A good insight is like a fridge, according to Jeremy Bullmore. When you open it, a light comes on. The more vividly qualitative researchers can communicate insights, the more enlightening they will be. This is one of the main reasons why auto-ethnographic methods can be so powerful. Asking people to record their lives and behaviour in a natural context, can help researchers to uncover insights and then articulate them more evocatively. In so doing, the power of that insight is intensified.
For those who don’t know, “auto-ethnography” is a term used to describe the qual research method in which participants are set tasks and asked to record their behaviour ‘in the moment’ as it unfolds. They can use text, image or video as feedback. This approach helps tackle some of the critiques levelled at face-to-face research, namely, that people struggle to remember what they actually do in real life.
Here are five tips for designing and running effective auto-ethnography studies.
1) Find interesting insights in mundane practices
To paraphrase famous ethnographers Arnould and Wallendorf (1994, "Market-Oriented Ethnography: Interpretation Building and Marketing Strategy Formulation"), by asking people to record everyday practices, you can find out things about their patterns of behaviour that they can’t articulate. For example, you can ask them to video themselves while they carry out a task and commentate on the activity. This could be used to explore anything from how they search for content on TV, to how they brush their teeth or make a cup of tea. The footage you get back provides a useful, real-world basis for further questioning.

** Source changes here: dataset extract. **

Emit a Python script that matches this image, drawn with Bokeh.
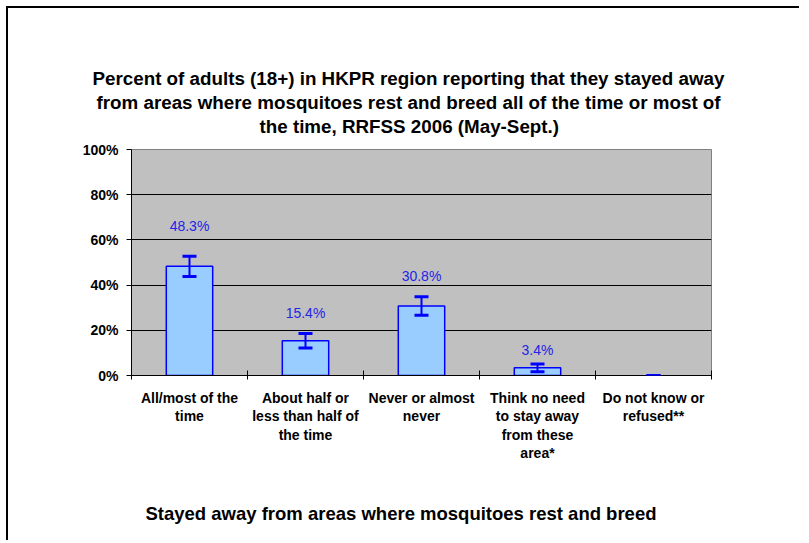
from bokeh.plotting import figure
from bokeh.models import (Range1d, FixedTicker, PrintfTickFormatter, ColumnDataSource,
                          Whisker, TeeHead, Title, InlineStyleSheet)
from bokeh.embed import file_html
from bokeh.resources import INLINE
from bokeh.core.properties import value

# ---------------- data ----------------
CATEGORIES = [
    "All/most of the\ntime",
    "About half or\nless than half of\nthe time",
    "Never or almost\nnever",
    "Think no need\nto stay away\nfrom these\narea*",
    "Do not know or\nrefused**",
]
PERCENT = [48.3, 15.4, 30.8, 3.4, 0.0]
CI_HALF = [4.5, 3.2, 4.1, 1.7, 0.0]
VALUE_LABELS = ["48.3%", "15.4%", "30.8%", "3.4%", ""]
Y_TICKS = [0, 20, 40, 60, 80, 100]
TITLE_LINES = [
    "Percent of adults (18+) in HKPR region reporting that they stayed away",
    "from areas where mosquitoes rest and breed all of the time or most of",
    "the time, RRFSS 2006 (May-Sept.)",
]
X_TITLE = "Stayed away from areas where mosquitoes rest and breed"

# ---------------- style ----------------
FONT = "Liberation Sans"
LABEL_GAP_PX = [40, 28, 30, 18, 0]
TITLE_LEFT_OFFSET_PX = [-39, -35, 128]   # left edge of each title line relative to plot area
BAR_FILL = "#99CCFF"
BLUE = "#0000FF"
LABEL_BLUE = "#2424E6"

n = len(CATEGORIES)
centers = [i + 0.5 for i in range(n)]
bar_idx = [i for i in range(n) if PERCENT[i] > 0]

bar_src = ColumnDataSource(dict(
    x=[centers[i] for i in bar_idx],
    top=[PERCENT[i] for i in bar_idx],
))
err_src = ColumnDataSource(dict(
    x=centers,
    upper=[v + e for v, e in zip(PERCENT, CI_HALF)],
    lower=[v - e for v, e in zip(PERCENT, CI_HALF)],
))
lab_src = ColumnDataSource(dict(
    x=[centers[i] for i in bar_idx],
    y=[PERCENT[i] for i in bar_idx],
    text=[VALUE_LABELS[i] for i in bar_idx],
    yoff=[-LABEL_GAP_PX[i] for i in bar_idx],
))

W, H = 793, 534
p = figure(width=W, height=H, output_backend="svg", toolbar_location=None,
           x_range=Range1d(0, n), y_range=Range1d(0, 100),
           min_border_left=123, min_border_right=90,
           min_border_top=141, min_border_bottom=H - 141 - 226)
p.title = None
p.stylesheets = [InlineStyleSheet(css=":host { margin-left: 6px; margin-top: 6px; "
                                      "border-left: 2px solid black; border-top: 2px solid black; }")]


def spacer(px):
    # a blank (white on white) panel used only to push the next title away from the plot
    return Title(text=".", text_font=FONT, text_font_size="12px",
                 text_color="white", standoff=px)


# title: spacer next to the plot, then lines from the nearest outward
p.add_layout(spacer(0.5), "above")
for line, off in reversed(list(zip(TITLE_LINES, TITLE_LEFT_OFFSET_PX))):
    p.add_layout(Title(text=line, align="left", offset=off,
                       text_font=FONT, text_font_style="bold", text_font_size="18.8px",
                       text_color="black", standoff=0.5), "above")

p.background_fill_color = "#C0C0C0"
p.border_fill_color = "white"
p.outline_line_color = "#808080"
p.outline_line_width = 1

p.vbar(x="x", top="top", width=0.4, bottom=0, source=bar_src,
       fill_color=BAR_FILL, line_color=BLUE, line_width=1.5)

wh = Whisker(base="x", upper="upper", lower="lower", source=err_src,
             line_color=BLUE, line_width=2, level="overlay",
             upper_head=TeeHead(size=14, line_color=BLUE, line_width=3),
             lower_head=TeeHead(size=14, line_color=BLUE, line_width=3))
p.add_layout(wh)

p.text(x="x", y="y", text="text", y_offset="yoff", source=lab_src,
       text_align="center", text_baseline="middle",
       text_font=value(FONT), text_font_size="14px", text_color=LABEL_BLUE)

# y axis
p.yaxis.ticker = FixedTicker(ticks=Y_TICKS)
p.yaxis.formatter = PrintfTickFormatter(format="%d%%")
p.yaxis.major_label_text_font = FONT
p.yaxis.major_label_text_font_style = "bold"
p.yaxis.major_label_text_font_size = "14px"
p.yaxis.major_label_text_color = "black"
p.yaxis.major_tick_in = 0
p.yaxis.major_tick_out = 5
p.yaxis.minor_tick_line_color = None
p.yaxis.major_label_standoff = 8
p.yaxis.axis_line_color = "black"

# x axis
p.xaxis.ticker = FixedTicker(ticks=centers, minor_ticks=list(range(n + 1)))
p.xaxis.major_label_overrides = {c: lab for c, lab in zip(centers, CATEGORIES)}
p.xaxis.major_tick_line_color = None
p.xaxis.major_tick_in = 0
p.xaxis.major_tick_out = 0
p.xaxis.minor_tick_in = 5
p.xaxis.minor_tick_out = 4
p.xaxis.minor_tick_line_color = "black"
p.xaxis.major_label_text_font = FONT
p.xaxis.major_label_text_font_style = "bold"
p.xaxis.major_label_text_font_size = "14px"
p.xaxis.major_label_text_line_height = 1.16
p.xaxis.major_label_text_color = "black"
p.xaxis.major_label_standoff = 10
p.xaxis.axis_line_color = "black"

p.xgrid.grid_line_color = None
p.ygrid.grid_line_color = "black"
p.ygrid.grid_line_width = 1

# x-axis title below the category labels
p.add_layout(spacer(25.4), "below")
p.add_layout(Title(text=X_TITLE, align="left", offset=14,
                   text_font=FONT, text_font_style="bold", text_font_size="18.5px",
                   text_color="black", standoff=0), "below")

open("out.html", "w").write(file_html(p, INLINE))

2) Ask people to review cultural artefacts they’ve collected
The objects that find their way into our possession say a lot about who we are. How do we prioritise what makes it under the fridge magnet? What does our choice of pictures on the wall or the books we have on display say about us? Getting people to take photos of the things around them can be a useful way to start more poignant conversations with them.
3) Frame questions creatively to inspire more forthcoming answers
The ethnographer Steve Portigal recommends setting challenges such as “thinking aloud” and “showing and telling” (check out this video of Steve Portigal on “Interviewing Users: Uncovering Compelling Insights"). For example, you might say “show me how to make the ultimate sandwich” to explore the need-states that condiment brands should consider. Giving people a nudge in the right direction helps them relax and be more open and articulate. This technique gets better insights and better footage for communicating them.
4) Use role play exercises to help people project into a moment
You can ask people to play a role to help them articulate what happens in a given situation. For example, you might say “talk me through a typical conversation with customer services” (Glasnapp, 2010 “Ethnography in Industry: Methods overview”). By tapping into people’s imagination, you can unlock assumptions and feelings that would otherwise remain dormant and inaccessible to their conscious brain.
5) Follow your instinct about where the emotion lies
I do not believe that qual researchers should see themselves as distant, observing scientists. They should instead embrace their role as active listeners and conversationalists. This means following your instinct about where the most emotive insights will come from. Use your hunches to design exercises. For example, if you think the barrier to buying a car from a showroom might be the salesperson, why not get a customer to visit the showroom and then record a no-holds-barred critique of the experience (as if they were a demanding manager).
Follow these five tips and your online auto-ethnography research will be even more insightful and compelling.